3. Learning commands

  • These commands will take a lot of practice and will require training outside of skijoring. Don’t feel intimidated if your dog does not know these before heading out on the trail. Riley & I did not have any previous training and just figured it out as we went! I plan to start training around the house in my free time, so we are better prepared the next time we head out skijoring!

    • Line-Out or Out-Front: Instructs the dog to pull the leash until it is taught and then standstill
    • Hike: Pull
    • Gee: Turn right
    • Haw: Turn left
    • Easy: Slow Down
    • Whoa: Stop

4. When heading out on the trails, make sure to be respectful of other users on the trail and pick up after your dog!

  • This ensures that these trails stay open and accessible to dogs and their skijoring owners. Make sure to carry doggy bags with you and leave the trail looking its best for the next user!

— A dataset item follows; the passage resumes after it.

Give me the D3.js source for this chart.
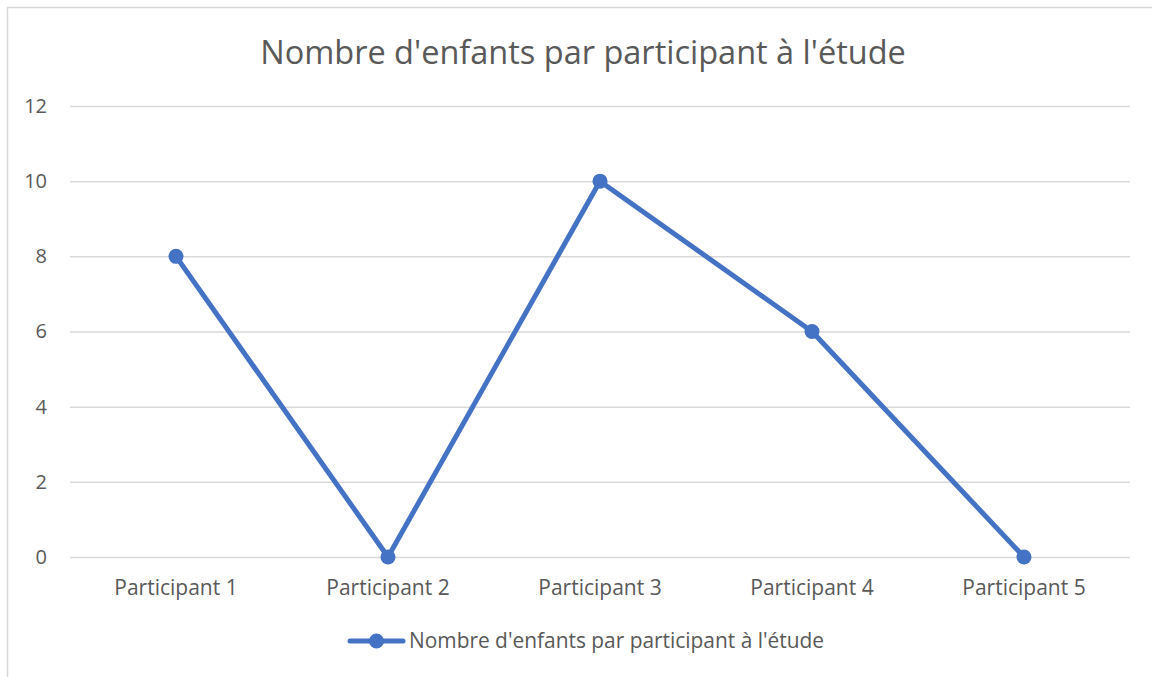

Our 3 Favorite Skijoring Trails:

Bally Creek Ski System

Trail: The entire trail system is made up of a network of groomed ski trails that navigate through the woods. There is one trail that is designated for skijoring use, it is accessed from the main parking area.

Length: The out-and-back trail is 4.02 km (2.5 mi).

Location: The trail can be accessed from the main parking area off FR 158.

George Washington Pines

Trail: This multi-use groomed trail is a popular spot for skiing, skijoring, and snowshoeing in the winters.

Length: The loop is 3.3km (2.6 mi).

Location: The trailhead can be accessed along the Gunflint Trail at the George Washington parking lot.

Sugarbush Ski Trails - Upland and Maple Loop

Trail: This network of ski trails is immense. There are two sections of the trail that are designated for skijoring, the Maple Loop and Upland Loop.

Length: Maple Loop is 6 km (3.7mi) and Upland Loop is 3.3 km (2 mi).

Location: Trailheads can be accessed along the Sawbill Trail from the Moose Fence Parking Lot.

Have a wonderful time on the trails!

We want to acknowledge and thank the past, present, and future generations of all Native Nations and Indigenous Peoples whose ancestral lands we travel, explore, and play on. Always practice Leave No Trace ethics on your adventures and follow local regulations. Please explore responsibly!